The atrium of Annandale United Methodist Church was filled with handcrafted gifts, fresh ingredients for homemade pies, as well as hundreds of people who came out for the holiday bazaar held annually by the Northern Virginia congregation.

From Evie Gibson, 82, who was selling bags of fresh pecans for recipes like her famous bourbon pecan pie, to members of the church’s youth group selling homemade cookies and other treats, the event brought together generations of church members with crafters and vendors from the community.

“This is a huge deal,” said Cyra Doty, who revived the church’s annual bazaar six years ago. “We have more than 40 crafters and artists and we also give out free spaces to local organizations like Annandale High School, the Boy Scouts and the Cub Scouts because this is our outreach to the community.”

From the Methodists to the Lutherans and from the Baptists to the Catholics, spiritual venues across the region will be filled over the next few weeks with the smells, tastes and charming gifts of the holiday season as people of faith employ holiday recipes and traditions to raise thousands of dollars to finance church ministries.

Doty said the proceeds from the bazaar are managed by the church’s chapter of the United Methodist Women, which over the years has raised money for causes including missionary trips to Mississippi and Mozambique.

The Rev. Clarence R. Brown, pastor of Annandale United Methodist, wasn’t at the bazaar because he was ministering at a prison, but the Rev. Eduardo Carrillo, the church’s associate minister, said the congregation is proud of its diversity.

“Annandale is very mission-oriented, and we are trying to be the church of the world,” Carrillo said. “We have mission trips overseas, in the state, outside the state, because there are so many people willing to offer their time, their strengths and their checks.”

The atrium connects four church sanctuaries, used by the nearly 2000-member congregation, which got its start before the Civil War. The first sanctuary was built in 1846 and, after it was burned by Union forces, the church built a second in 1870.

Standing in the sanctuary known as the “Little White Chapel,” church historians Jim Wall, 79 and Milton Ward, 85, talked about the history of the Annandale community and how the Little White Chapel was rebuilt by a Union soldier who had returned to the community after his regiment burned the original buildings.

“I met my husband in this church in 1990 and we were married in the Little White Chapel,” said Loanne Ponds as she visited the chapel. The church’s founding members included Susan Garges, wife of prominent Annandale farmer William Garges, who was buried there in 1828.

“This event really opens our doors to the public,” said Gibson, the former chairman of the bazaar and church member for 55 years. “Our church is a very hospitable church. We are that church on a hill.”

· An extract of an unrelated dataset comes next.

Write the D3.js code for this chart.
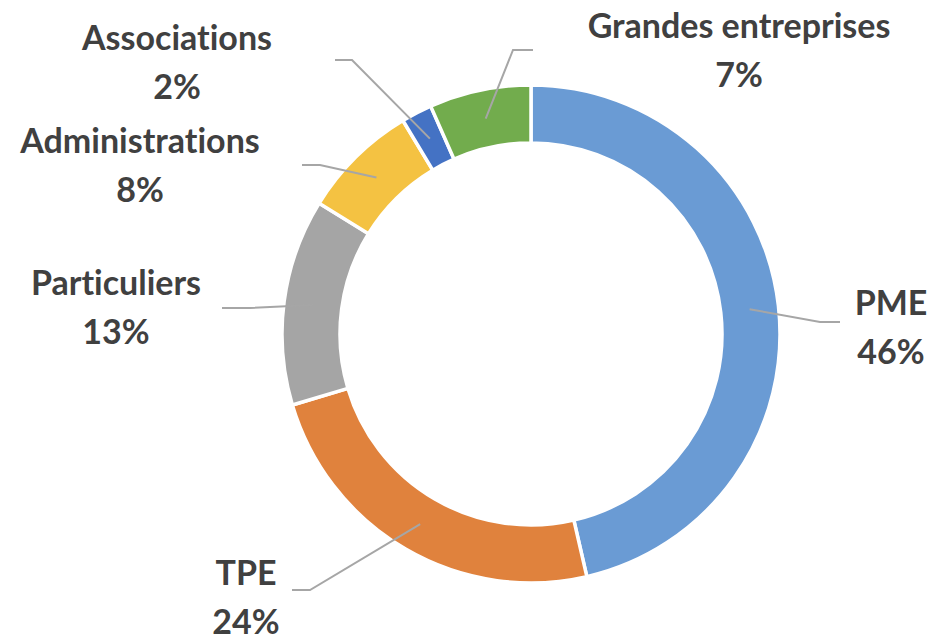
<!DOCTYPE html>
<html>
<head>
<meta charset="utf-8">
<script src="https://cdn.jsdelivr.net/npm/d3@7"></script>
<style>
  body { margin: 0; background: #fff; }
  .lbl { font-family: Lato, "Open Sans", sans-serif; font-weight: 700; font-size: 34px; fill: #404040; font-variant-ligatures: none; }
</style>
</head>
<body>
<svg width="934" height="640"></svg>
<script>
// data
const categories = ["PME", "TPE", "Particuliers", "Administrations", "Associations", "Grandes entreprises"];
const shares = [46.4, 24.0, 13.4, 7.6, 2.0, 6.6];
const colors = ["#6a9bd4", "#e0823d", "#a5a5a5", "#f4c242", "#4472c4", "#72ac4d"];

// label layout, relative to the donut centre: [labelX, labelY, elbowX, elbowY, endX, endY]
const labelLayout = [
  [360, -19, 289, -12, 309, -12],
  [-285, 251, -221, 256, -239, 256],
  [-415, -39, -281, -26, -309, -26],
  [-391, -181, -211, -169, -229, -169],
  [-354, -284, -179, -274, -196, -274],
  [208, -296, -18, -284, 2, -284]
];

var svg = d3.select("svg"),
    cx = 531,
    cy = 334,
    outerR = 249,
    innerR = 191;

var g = svg.append("g")
    .attr("transform", "translate(" + cx + "," + cy + ")");

var pie = d3.pie().sort(null);
var arc = d3.arc().outerRadius(outerR).innerRadius(innerR);
var mid = d3.arc().outerRadius((outerR + innerR) / 2).innerRadius((outerR + innerR) / 2);

var arcs = pie(shares);

g.selectAll("path.slice")
    .data(arcs).enter().append("path")
    .attr("class", "slice")
    .attr("d", arc)
    .attr("fill", (d, i) => colors[i])
    .attr("stroke", "#fff")
    .attr("stroke-width", 3.5);

// leader lines
g.selectAll("polyline")
    .data(arcs).enter().append("polyline")
    .attr("points", function (d, i) {
      var c = mid.centroid(d), L = labelLayout[i];
      return [c, [L[2], L[3]], [L[4], L[5]]].map(p => p.join(",")).join(" ");
    })
    .attr("fill", "none")
    .attr("stroke", "#a6a6a6")
    .attr("stroke-width", 2);

var labels = g.selectAll("text.lbl")
    .data(arcs).enter().append("text")
    .attr("class", "lbl")
    .attr("text-anchor", "middle")
    .attr("x", (d, i) => labelLayout[i][0])
    .attr("y", (d, i) => labelLayout[i][1]);

labels.append("tspan")
    .attr("x", (d, i) => labelLayout[i][0])
    .text((d, i) => categories[i]);

labels.append("tspan")
    .attr("x", (d, i) => labelLayout[i][0])
    .attr("dy", 49)
    .text(d => Math.round(d.data) + "%");
</script>
</body>
</html>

As she sold colorful jars at the bazaar, Erin McKenny, president of the church’s chapter of the United Methodist Women, reflected on the importance of the group’s effort.

“Women are very powerful as a group; [United Methodist Women] are almost 1 million strong around the world, and our mission is to serve women and children who are in need around the world,” Williams said. “Events like this create fellowship, and we do a lot of good work around the world.”